- GIVEN PROBLEM
Can you write out all the lines word for word, with no pictures?

* start RAW DATA *

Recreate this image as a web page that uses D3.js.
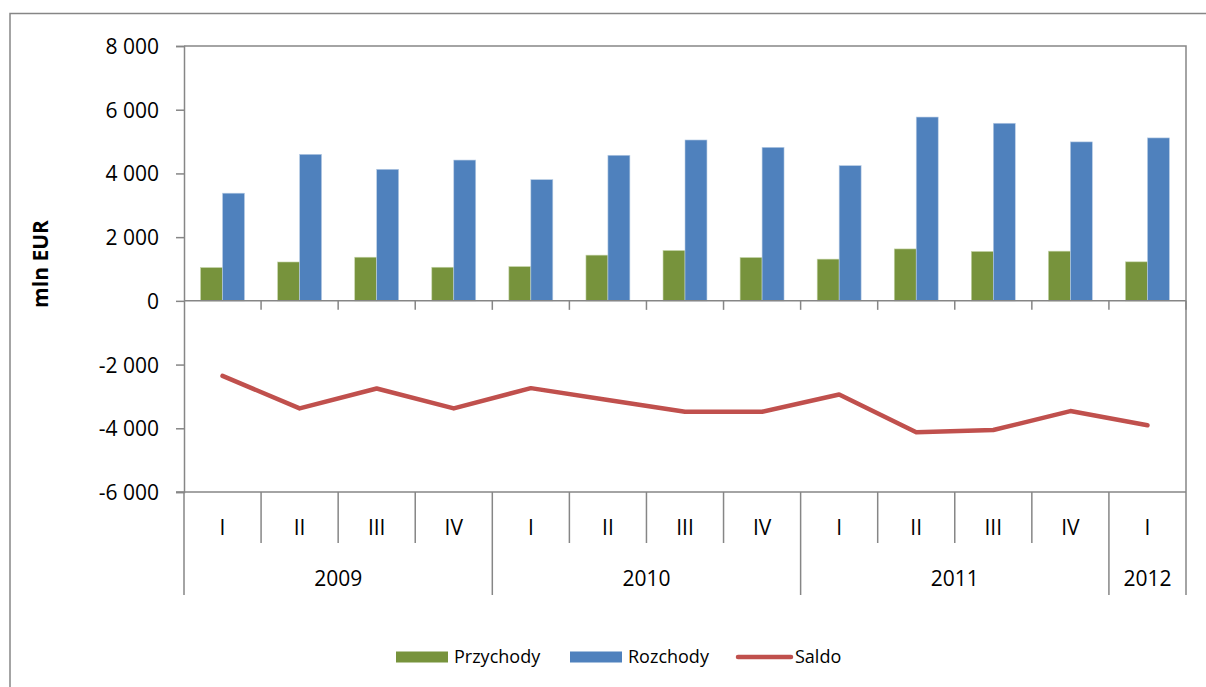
<!DOCTYPE html>
<html>
<head>
<meta charset="utf-8">
<script src="https://cdn.jsdelivr.net/npm/d3@7"></script>
<style>
  body { margin: 0; background: #fff; }
  svg { display: block; font-family: "Open Sans", sans-serif; }
</style>
</head>
<body>
<svg id="chart" width="1206" height="687"></svg>
<script>
// data
const quarters = ['I', 'II', 'III', 'IV', 'I', 'II', 'III', 'IV', 'I', 'II', 'III', 'IV', 'I'];
const years = [
	{ label: '2009', from: 0, to: 4 },
	{ label: '2010', from: 4, to: 8 },
	{ label: '2011', from: 8, to: 12 },
	{ label: '2012', from: 12, to: 13 },
];
const przychody = [1045, 1220, 1370, 1055, 1075, 1435, 1580, 1360, 1310, 1630, 1550, 1560, 1225];
const rozchody = [3380, 4600, 4130, 4420, 3805, 4570, 5050, 4820, 4245, 5770, 5575, 4990, 5115];
const saldo = [-2355, -3375, -2750, -3375, -2740, -3115, -3480, -3480, -2940, -4125, -4055, -3460, -3905];
const yTicks = [8000, 6000, 4000, 2000, 0, -2000, -4000, -6000];

const colors = { przychody: '#77933C', rozchody: '#4F81BD', saldo: '#C0504D' };
const gridColor = '#868686';

const svg = d3.select('#chart');
const plotL = 184, plotR = 1186, plotT = 46, plotB = 492;

// outer chart frame
svg.append('rect')
	.attr('x', 10).attr('y', 13.5)
	.attr('width', 1220).attr('height', 700)
	.attr('fill', 'none').attr('stroke', gridColor).attr('stroke-width', 1.5);

let idx = d3.range(quarters.length);
let x = d3.scaleBand().domain(idx).range([plotL, plotR]).paddingInner(0.43).paddingOuter(0.215);
let xSub = d3.scaleBand().domain(['p', 'r']).range([0, x.bandwidth()]);
let y = d3.scaleLinear().domain([-6000, 8000]).range([plotB, plotT]);
let step = x.step();
let edge = i => plotL + i * step;

// plot area box (top and right)
svg.append('path')
	.attr('d', `M${plotL},${plotT}H${plotR}V${plotB}`)
	.attr('fill', 'none').attr('stroke', gridColor).attr('stroke-width', 1.5);

// y axis
let yAxis = svg.append('g')
	.attr('transform', `translate(${plotL},0)`)
	.call(d3.axisLeft(y).tickValues(yTicks).tickSize(8).tickPadding(17)
		.tickFormat(d => d3.format(',')(d).replace(/,/g, ' ').replace('−', '-')));
yAxis.attr('font-family', null).attr('font-size', null);
yAxis.select('.domain').attr('stroke', gridColor).attr('stroke-width', 1.5);
yAxis.selectAll('.tick line').attr('stroke', gridColor).attr('stroke-width', 1.5);
yAxis.selectAll('.tick text').attr('font-size', 21).attr('fill', '#000').attr('dy', '0.36em');

// bottom line
svg.append('line')
	.attr('x1', plotL - 8).attr('x2', plotR)
	.attr('y1', plotB).attr('y2', plotB)
	.attr('stroke', gridColor).attr('stroke-width', 1.5);

// bars
let groups = svg.append('g').selectAll('g')
	.data(idx).enter().append('g')
	.attr('transform', i => `translate(${x(i)},0)`);
groups.append('rect')
	.attr('x', xSub('p')).attr('width', xSub.bandwidth())
	.attr('y', i => y(przychody[i])).attr('height', i => y(0) - y(przychody[i]))
	.attr('fill', colors.przychody).attr('stroke', '#c4d4a8').attr('stroke-width', 0.6);
groups.append('rect')
	.attr('x', xSub('r')).attr('width', xSub.bandwidth())
	.attr('y', i => y(rozchody[i])).attr('height', i => y(0) - y(rozchody[i]))
	.attr('fill', colors.rozchody).attr('stroke', '#b9cde5').attr('stroke-width', 0.6);

// zero axis with ticks at category edges
svg.append('line')
	.attr('x1', plotL).attr('x2', plotR)
	.attr('y1', y(0)).attr('y2', y(0))
	.attr('stroke', gridColor).attr('stroke-width', 1.5);
svg.append('g').selectAll('line')
	.data(d3.range(1, quarters.length + 1)).enter().append('line')
	.attr('x1', edge).attr('x2', edge)
	.attr('y1', y(0)).attr('y2', y(0) + 9)
	.attr('stroke', gridColor).attr('stroke-width', 1.5);

// saldo line
svg.append('path')
	.datum(saldo)
	.attr('d', d3.line().x((d, i) => x(i) + x.bandwidth() / 2).y(d => y(d)))
	.attr('fill', 'none').attr('stroke', colors.saldo)
	.attr('stroke-width', 4.5).attr('stroke-linejoin', 'round').attr('stroke-linecap', 'round');

// category labels
let yearEdges = [0, 4, 8, 12, 13];
svg.append('g').selectAll('line')
	.data(d3.range(0, quarters.length + 1)).enter().append('line')
	.attr('x1', edge).attr('x2', edge)
	.attr('y1', plotB).attr('y2', i => yearEdges.includes(i) ? 595 : 543)
	.attr('stroke', gridColor).attr('stroke-width', 1.5);
svg.append('g').selectAll('text')
	.data(quarters).enter().append('text')
	.attr('x', (d, i) => x(i) + x.bandwidth() / 2).attr('y', 527)
	.attr('dy', '0.36em').attr('text-anchor', 'middle')
	.attr('font-size', 21).text(d => d);
svg.append('g').selectAll('text')
	.data(years).enter().append('text')
	.attr('x', d => (edge(d.from) + edge(d.to)) / 2).attr('y', 578)
	.attr('dy', '0.36em').attr('text-anchor', 'middle')
	.attr('font-size', 21).text(d => d.label);

// y title
svg.append('text')
	.attr('transform', 'translate(40,264) rotate(-90)')
	.attr('text-anchor', 'middle').attr('dy', '0.36em')
	.attr('font-size', 21).attr('font-weight', 'bold').text('mln EUR');

// legend
let legend = [
	{ name: 'Przychody', type: 'rect', color: colors.przychody, x: 396 },
	{ name: 'Rozchody', type: 'rect', color: colors.rozchody, x: 570 },
	{ name: 'Saldo', type: 'line', color: colors.saldo, x: 738 },
];
let lg = svg.append('g').selectAll('g')
	.data(legend).enter().append('g')
	.attr('transform', d => `translate(${d.x},657)`);
lg.filter(d => d.type === 'rect').append('rect')
	.attr('x', 0).attr('y', -5.5).attr('width', 52).attr('height', 11)
	.attr('fill', d => d.color);
lg.filter(d => d.type === 'line').append('line')
	.attr('x1', 0).attr('x2', 53).attr('y1', 0).attr('y2', 0)
	.attr('stroke', d => d.color).attr('stroke-width', 4.5).attr('stroke-linecap', 'round');
lg.append('text')
	.attr('x', d => d.type === 'rect' ? 58 : 57).attr('dy', '0.36em')
	.attr('font-size', 18).text(d => d.name);
</script>
</body>
</html>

* end RAW DATA *

- PROBLEM SOLUTION
Recreate this image as a web page that uses D3.js.
<!DOCTYPE html>
<html>
<head>
<meta charset="utf-8">
<script src="https://cdn.jsdelivr.net/npm/d3@7"></script>
<style>
  body { margin: 0; background: #fff; }
  svg { display: block; font-family: "Open Sans", sans-serif; }
</style>
</head>
<body>
<svg id="chart" width="1206" height="687"></svg>
<script>
// data
const quarters = ['I', 'II', 'III', 'IV', 'I', 'II', 'III', 'IV', 'I', 'II', 'III', 'IV', 'I'];
const years = [
	{ label: '2009', from: 0, to: 4 },
	{ label: '2010', from: 4, to: 8 },
	{ label: '2011', from: 8, to: 12 },
	{ label: '2012', from: 12, to: 13 },
];
const przychody = [1045, 1220, 1370, 1055, 1075, 1435, 1580, 1360, 1310, 1630, 1550, 1560, 1225];
const rozchody = [3380, 4600, 4130, 4420, 3805, 4570, 5050, 4820, 4245, 5770, 5575, 4990, 5115];
const saldo = [-2355, -3375, -2750, -3375, -2740, -3115, -3480, -3480, -2940, -4125, -4055, -3460, -3905];
const yTicks = [8000, 6000, 4000, 2000, 0, -2000, -4000, -6000];

const colors = { przychody: '#77933C', rozchody: '#4F81BD', saldo: '#C0504D' };
const gridColor = '#868686';

const svg = d3.select('#chart');
const plotL = 184, plotR = 1186, plotT = 46, plotB = 492;

// outer chart frame
svg.append('rect')
	.attr('x', 10).attr('y', 13.5)
	.attr('width', 1220).attr('height', 700)
	.attr('fill', 'none').attr('stroke', gridColor).attr('stroke-width', 1.5);

let idx = d3.range(quarters.length);
let x = d3.scaleBand().domain(idx).range([plotL, plotR]).paddingInner(0.43).paddingOuter(0.215);
let xSub = d3.scaleBand().domain(['p', 'r']).range([0, x.bandwidth()]);
let y = d3.scaleLinear().domain([-6000, 8000]).range([plotB, plotT]);
let step = x.step();
let edge = i => plotL + i * step;

// plot area box (top and right)
svg.append('path')
	.attr('d', `M${plotL},${plotT}H${plotR}V${plotB}`)
	.attr('fill', 'none').attr('stroke', gridColor).attr('stroke-width', 1.5);

// y axis
let yAxis = svg.append('g')
	.attr('transform', `translate(${plotL},0)`)
	.call(d3.axisLeft(y).tickValues(yTicks).tickSize(8).tickPadding(17)
		.tickFormat(d => d3.format(',')(d).replace(/,/g, ' ').replace('−', '-')));
yAxis.attr('font-family', null).attr('font-size', null);
yAxis.select('.domain').attr('stroke', gridColor).attr('stroke-width', 1.5);
yAxis.selectAll('.tick line').attr('stroke', gridColor).attr('stroke-width', 1.5);
yAxis.selectAll('.tick text').attr('font-size', 21).attr('fill', '#000').attr('dy', '0.36em');

// bottom line
svg.append('line')
	.attr('x1', plotL - 8).attr('x2', plotR)
	.attr('y1', plotB).attr('y2', plotB)
	.attr('stroke', gridColor).attr('stroke-width', 1.5);

// bars
let groups = svg.append('g').selectAll('g')
	.data(idx).enter().append('g')
	.attr('transform', i => `translate(${x(i)},0)`);
groups.append('rect')
	.attr('x', xSub('p')).attr('width', xSub.bandwidth())
	.attr('y', i => y(przychody[i])).attr('height', i => y(0) - y(przychody[i]))
	.attr('fill', colors.przychody).attr('stroke', '#c4d4a8').attr('stroke-width', 0.6);
groups.append('rect')
	.attr('x', xSub('r')).attr('width', xSub.bandwidth())
	.attr('y', i => y(rozchody[i])).attr('height', i => y(0) - y(rozchody[i]))
	.attr('fill', colors.rozchody).attr('stroke', '#b9cde5').attr('stroke-width', 0.6);

// zero axis with ticks at category edges
svg.append('line')
	.attr('x1', plotL).attr('x2', plotR)
	.attr('y1', y(0)).attr('y2', y(0))
	.attr('stroke', gridColor).attr('stroke-width', 1.5);
svg.append('g').selectAll('line')
	.data(d3.range(1, quarters.length + 1)).enter().append('line')
	.attr('x1', edge).attr('x2', edge)
	.attr('y1', y(0)).attr('y2', y(0) + 9)
	.attr('stroke', gridColor).attr('stroke-width', 1.5);

// saldo line
svg.append('path')
	.datum(saldo)
	.attr('d', d3.line().x((d, i) => x(i) + x.bandwidth() / 2).y(d => y(d)))
	.attr('fill', 'none').attr('stroke', colors.saldo)
	.attr('stroke-width', 4.5).attr('stroke-linejoin', 'round').attr('stroke-linecap', 'round');

// category labels
let yearEdges = [0, 4, 8, 12, 13];
svg.append('g').selectAll('line')
	.data(d3.range(0, quarters.length + 1)).enter().append('line')
	.attr('x1', edge).attr('x2', edge)
	.attr('y1', plotB).attr('y2', i => yearEdges.includes(i) ? 595 : 543)
	.attr('stroke', gridColor).attr('stroke-width', 1.5);
svg.append('g').selectAll('text')
	.data(quarters).enter().append('text')
	.attr('x', (d, i) => x(i) + x.bandwidth() / 2).attr('y', 527)
	.attr('dy', '0.36em').attr('text-anchor', 'middle')
	.attr('font-size', 21).text(d => d);
svg.append('g').selectAll('text')
	.data(years).enter().append('text')
	.attr('x', d => (edge(d.from) + edge(d.to)) / 2).attr('y', 578)
	.attr('dy', '0.36em').attr('text-anchor', 'middle')
	.attr('font-size', 21).text(d => d.label);

// y title
svg.append('text')
	.attr('transform', 'translate(40,264) rotate(-90)')
	.attr('text-anchor', 'middle').attr('dy', '0.36em')
	.attr('font-size', 21).attr('font-weight', 'bold').text('mln EUR');

// legend
let legend = [
	{ name: 'Przychody', type: 'rect', color: colors.przychody, x: 396 },
	{ name: 'Rozchody', type: 'rect', color: colors.rozchody, x: 570 },
	{ name: 'Saldo', type: 'line', color: colors.saldo, x: 738 },
];
let lg = svg.append('g').selectAll('g')
	.data(legend).enter().append('g')
	.attr('transform', d => `translate(${d.x},657)`);
lg.filter(d => d.type === 'rect').append('rect')
	.attr('x', 0).attr('y', -5.5).attr('width', 52).attr('height', 11)
	.attr('fill', d => d.color);
lg.filter(d => d.type === 'line').append('line')
	.attr('x1', 0).attr('x2', 53).attr('y1', 0).attr('y2', 0)
	.attr('stroke', d => d.color).attr('stroke-width', 4.5).attr('stroke-linecap', 'round');
lg.append('text')
	.attr('x', d => d.type === 'rect' ? 58 : 57).attr('dy', '0.36em')
	.attr('font-size', 18).text(d => d.name);
</script>
</body>
</html>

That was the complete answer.